Chiarite le caratteristiche dell’amore e tracciata una topologia di alcune figure di amanti (gli sposi, gli amici, genitori e figli, i fratelli), nell’ultima tavola del trittico viene posto a sistema quanto detto nei precedenti capitoli. Infatti, il capitolo IV si interroga sul rapporto tra l’etica e l’amore. Qui vengono proposte questioni relative alle relazioni amorose, al loro possibile fallimento, alla felicità che esse possono comportare, alla fedeltà e al tradimento, alla rilevanza dell’amore nell’etica sociale della comunità.
Chiuso il trittico sulla struttura dell’amore nella fenomenologia di Hildebrand, l’ultimo capitolo riprende il dialogo con alcuni autori contemporanei. A differenza del primo capitolo, però, quest’ultimo pone direttamente a confronto le posizioni hildebrandiane con quelle degli altri pensatori per rilevarne convergenze o divergenze. Tra i tanti maestri che potevano essere interpellati vengono chiamati in causa Wojtyla, Solov’ëv, Welte, Ortega y Gasset e, infine, Marion. Soprattutto con quest’ultimo il confronto si fa più serrato, sia perché, così come Hildebrand, egli è fenomenologo, sia perché le prospettive dei due pensatori divergono sul punto di partenza. Per Marion, infatti, l’amore è dono gratuito e quindi non è una risposta a una chiamata, ma un’iniziativa, alla quale, eventualmente si può rispondere. Per il pensatore tedesco, invece, l’atto dell’amante è sempre secondo, ed è una risposta al valore personale dell’amato.
Il fatto che nell’ultima parte non vi sia un apparato dedicato a M. Scheler potrebbe lasciar perplesso il lettore non avulso dai temi della fenomenologia. Scheler, infatti, è anch’egli fenomenologo, ha dedicato numerose pagine al tema dell’amore ed è stato in buona parte ispiratore delle ricerche della generazione di studiosi a cui appartiene anche Hildebrand. Leggendo il lavoro di Gaudiano, però, non si può non notare che Scheler è citato molto spesso, quasi da apparire come un interlocutore privilegiato, una sorta di contrappunto al dipanarsi delle analisi sul pensiero hildebrandiano.
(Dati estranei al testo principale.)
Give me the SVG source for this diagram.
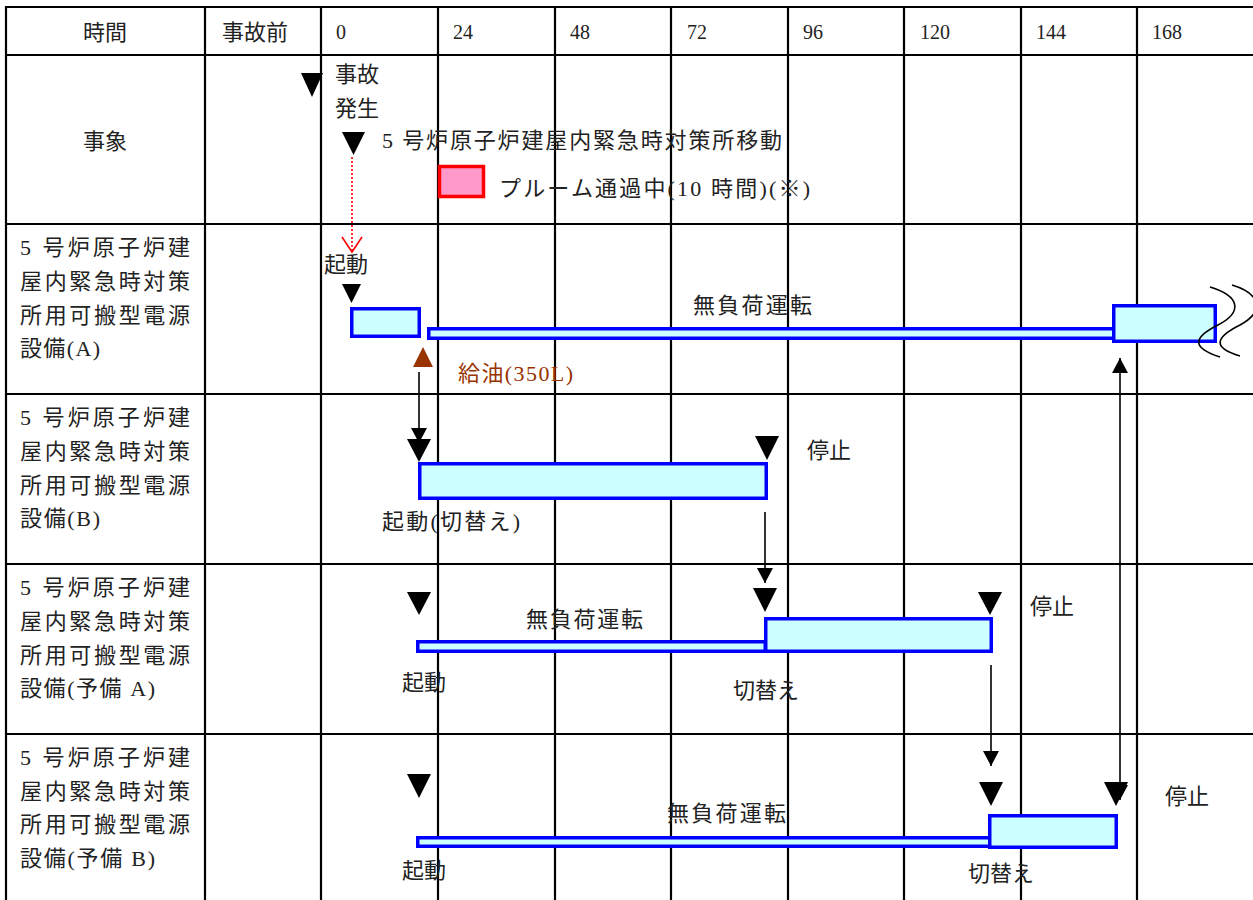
<svg xmlns="http://www.w3.org/2000/svg" width="1253" height="900" viewBox="0 0 1253 900">
<style>
.grid{stroke:#000;stroke-width:2.2;fill:none}
.ser{font-family:"Liberation Serif","Noto Sans CJK JP",serif;font-size:22px;fill:#222}
.num{font-family:"Liberation Serif",serif;font-size:20px;fill:#222}
.sans{font-family:"Noto Sans CJK JP","Noto Sans",sans-serif;font-size:22px;fill:#222}
.hdr{font-family:"Noto Sans CJK JP","Noto Sans",sans-serif;font-size:22px;fill:#222}
.bar{fill:#CCFFFF;stroke:#0000FF;stroke-width:3.5}
.tri{fill:#000}
.conn{stroke:#000;stroke-width:1.6;fill:none}
.wave{stroke:#000;stroke-width:1.6;fill:none}
</style>
<defs>
<marker id="ah" viewBox="0 0 15 16" refX="15" refY="8" markerWidth="15" markerHeight="16" markerUnits="userSpaceOnUse" orient="auto-start-reverse">
<path d="M0,0 L15,8 L0,16 z" fill="#000"/>
</marker>
</defs>
<rect x="0" y="0" width="1253" height="900" fill="#fff"/>

<g id="grid" class="grid">
<line x1="6" y1="7" x2="1253" y2="7"/>
<line x1="6" y1="55" x2="1253" y2="55"/>
<line x1="6" y1="224" x2="1253" y2="224"/>
<line x1="6" y1="394" x2="1253" y2="394"/>
<line x1="6" y1="564" x2="1253" y2="564"/>
<line x1="6" y1="734" x2="1253" y2="734"/>
<line x1="6" y1="6" x2="6" y2="900"/>
<line x1="205" y1="6" x2="205" y2="900"/>
<line x1="321" y1="6" x2="321" y2="900"/>
<line x1="438" y1="6" x2="438" y2="900"/>
<line x1="555" y1="6" x2="555" y2="900"/>
<line x1="671" y1="6" x2="671" y2="900"/>
<line x1="788" y1="6" x2="788" y2="900"/>
<line x1="904" y1="6" x2="904" y2="900"/>
<line x1="1021" y1="6" x2="1021" y2="900"/>
<line x1="1137" y1="6" x2="1137" y2="900"/>
</g>

<g id="header">
<text class="hdr" x="105" y="40" text-anchor="middle">時間</text>
<text class="hdr" x="255" y="40" text-anchor="middle">事故前</text>
<text class="num" x="336" y="39">0</text>
<text class="num" x="453" y="39">24</text>
<text class="num" x="570" y="39">48</text>
<text class="num" x="687" y="39">72</text>
<text class="num" x="803" y="39">96</text>
<text class="num" x="920" y="39">120</text>
<text class="num" x="1036" y="39">144</text>
<text class="num" x="1152" y="39">168</text>
</g>

<g id="row-labels">
<text class="hdr" x="105" y="149" text-anchor="middle">事象</text>
<text class="ser" x="20" y="255" textLength="170" lengthAdjust="spacing">5 号炉原子炉建</text>
<text class="ser" x="20" y="289" textLength="170" lengthAdjust="spacing">屋内緊急時対策</text>
<text class="ser" x="20" y="323" textLength="170" lengthAdjust="spacing">所用可搬型電源</text>
<text class="ser" x="20" y="356" textLength="80" lengthAdjust="spacing">設備(A)</text>
<text class="ser" x="20" y="425" textLength="170" lengthAdjust="spacing">5 号炉原子炉建</text>
<text class="ser" x="20" y="459" textLength="170" lengthAdjust="spacing">屋内緊急時対策</text>
<text class="ser" x="20" y="493" textLength="170" lengthAdjust="spacing">所用可搬型電源</text>
<text class="ser" x="20" y="526" textLength="80" lengthAdjust="spacing">設備(B)</text>
<text class="ser" x="20" y="595" textLength="170" lengthAdjust="spacing">5 号炉原子炉建</text>
<text class="ser" x="20" y="629" textLength="170" lengthAdjust="spacing">屋内緊急時対策</text>
<text class="ser" x="20" y="663" textLength="170" lengthAdjust="spacing">所用可搬型電源</text>
<text class="ser" x="20" y="696" textLength="135" lengthAdjust="spacing">設備(予備 A)</text>
<text class="ser" x="20" y="765" textLength="170" lengthAdjust="spacing">5 号炉原子炉建</text>
<text class="ser" x="20" y="799" textLength="170" lengthAdjust="spacing">屋内緊急時対策</text>
<text class="ser" x="20" y="832" textLength="170" lengthAdjust="spacing">所用可搬型電源</text>
<text class="ser" x="20" y="866" textLength="135" lengthAdjust="spacing">設備(予備 B)</text>
</g>

<g id="events">
<polygon class="tri" points="301,73 323,73 312,97"/>
<text class="ser" x="335" y="82">事故</text>
<text class="ser" x="335" y="116">発生</text>
<polygon class="tri" points="342,132 365,132 353.5,155"/>
<text class="ser" x="382" y="148" textLength="400" lengthAdjust="spacing">5 号炉原子炉建屋内緊急時対策所移動</text>
<rect x="439.5" y="166.5" width="44" height="30" fill="#FF99CC" stroke="#FF0000" stroke-width="3.5"/>
<text class="ser" x="499" y="196" textLength="311" lengthAdjust="spacing">プルーム通過中(10 時間)(※)</text>
</g>

<g id="unit-A">
<text class="sans" x="324" y="272">起動</text>
<polygon class="tri" points="342,284 361,284 351.5,303"/>
<rect class="bar" x="351.75" y="308.75" width="67.5" height="27.5"/>
<rect class="bar" x="428.75" y="328.75" width="686" height="9.5"/>
<rect class="bar" x="1113.75" y="305.75" width="101.5" height="35.5"/>
<text class="sans" x="693" y="313" textLength="119" lengthAdjust="spacing">無負荷運転</text>
<path class="wave" d="M1210,287 C1240,296 1243,312 1218,325 C1192,338 1192,348 1220,357"/>
<path class="wave" d="M1232,285 C1262,294 1264,312 1240,325 C1214,338 1213,348 1240,356"/>
<polygon points="413,367 433,367 423,347" fill="#993300"/>
<text class="ser" x="458" y="381" textLength="115" lengthAdjust="spacing" style="fill:#993300">給油(350L)</text>
</g>

<g id="unit-B">
<polygon class="tri" points="407,439 431,439 419,462"/>
<rect class="bar" x="419.75" y="463.75" width="346.5" height="34.5"/>
<polygon class="tri" points="755,436 779,436 767,460"/>
<text class="sans" x="807" y="458">停止</text>
<text class="ser" x="382" y="529" textLength="138" lengthAdjust="spacing">起動(切替え)</text>
</g>

<g id="unit-spareA">
<polygon class="tri" points="407,592 431,592 419,615"/>
<text class="sans" x="526" y="627" textLength="117" lengthAdjust="spacing">無負荷運転</text>
<rect class="bar" x="417.75" y="641.75" width="347.5" height="9.5"/>
<polygon class="tri" points="753,588 777,588 765,612"/>
<rect class="bar" x="765.75" y="618.75" width="225.5" height="32.5"/>
<polygon class="tri" points="978,592 1002,592 990,615"/>
<text class="sans" x="1030" y="614">停止</text>
<text class="sans" x="402" y="690">起動</text>
<text class="sans" x="733" y="698">切替え</text>
</g>

<g id="unit-spareB">
<polygon class="tri" points="407,774 431,774 419,798"/>
<text class="sans" x="667" y="821" textLength="119" lengthAdjust="spacing">無負荷運転</text>
<rect class="bar" x="417.75" y="837.75" width="572" height="8.5"/>
<polygon class="tri" points="979,782 1003,782 991,806"/>
<rect class="bar" x="989.75" y="815.75" width="126.5" height="31.5"/>
<polygon class="tri" points="1104,782 1128,782 1116,806"/>
<text class="sans" x="1165" y="804">停止</text>
<text class="sans" x="402" y="878">起動</text>
<text class="sans" x="968" y="881">切替え</text>
</g>

<g id="connectors">
<line x1="352" y1="157" x2="352" y2="251" stroke="#FF0000" stroke-width="1.6" stroke-dasharray="2,2"/>
<polyline points="342,237 352,252 362,237" fill="none" stroke="#FF0000" stroke-width="1.6"/>
<line class="conn" x1="419" y1="372" x2="419" y2="443" marker-end="url(#ah)"/>
<line class="conn" x1="765" y1="512" x2="765" y2="583" marker-end="url(#ah)"/>
<line class="conn" x1="991" y1="665" x2="991" y2="766" marker-end="url(#ah)"/>
<line class="conn" x1="1120" y1="358" x2="1120" y2="800" marker-start="url(#ah)" marker-end="url(#ah)"/>
</g>
</svg>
Ma non è solo Scheler il polo dialettico dello studio, infatti accanto a lui anche E. Stein fa spesso da controcanto alla concezione dell’amore di Hildebrand.
Se questi due autori vengono così spesso citati il motivo è forse anche da rinvenire nella scarsità di bibliografia critica secondaria che proponga differenti ermeneutiche sull’oggetto dello studio. Carenza questa, lo abbiamo già rilevato, che tuttavia non significa una totale assenza di materiali critici. Rimane dunque un compito per il lettore interessato la ricerca della voce di coloro che hanno espresso dissenso o che hanno sostenuto la proposta di Hildebrand.
Tra i meriti che si possono ascrivere allo studio di Gaudiano, ne vogliamo sottolineare quattro: a) in primo luogo, questo libro va a colmare il vuoto bibliografico di cui sopra. b) In secondo luogo, è apprezzabile lo stile didattico della giovane studiosa, confacente sia a un pubblico di studenti di filosofia, sia a un pubblico di non addetti ai lavori che vogliano inoltrarsi sui sentieri della filosofia dell’amore. c) Inoltre, in generale, va detto che la scelta di porre in dialogo autori diversi illumina un pensiero di luce nuova, offrendo talvolta ermeneutiche feconde. d) Infine, di non minor rilievo, è la novità teoretica che lo studio vuole offrire. Si tratta della presa di posizione riguardo la metafisica e l’ontologia, proposte in chiave relazionale, dinamica, ritmica e non dunque come ciò che va superato, né tanto meno come un pensiero imbrigliato nelle maglie della contrapposizione tra essere e non-essere.
In conclusione, nell’inedito e per molti aspetti terribile contesto storico che l’umanità intera sta attraversando, la prossimità, lo sappiamo bene, è posta a prova. L’ambivalenza delle relazioni si esprime in tutta la sua forza mostrandone, da un lato, la fragilità, dall’altro, lo slancio gratuito e generoso di quanti mettono in gioco persino la propria vita per quella degli altri. Tra queste vicende dolorose e meravigliose in cui l’umanità sembra a un tempo svilita e fiorita, mostrando il meglio e il peggio di sé, alcune categorie che esprimono prassi profondamente umane vengono messe alla prova come non mai. Proprio in questo contesto ha senso riflettere ancora una volta, in modo serio e pertinente, sull’amore.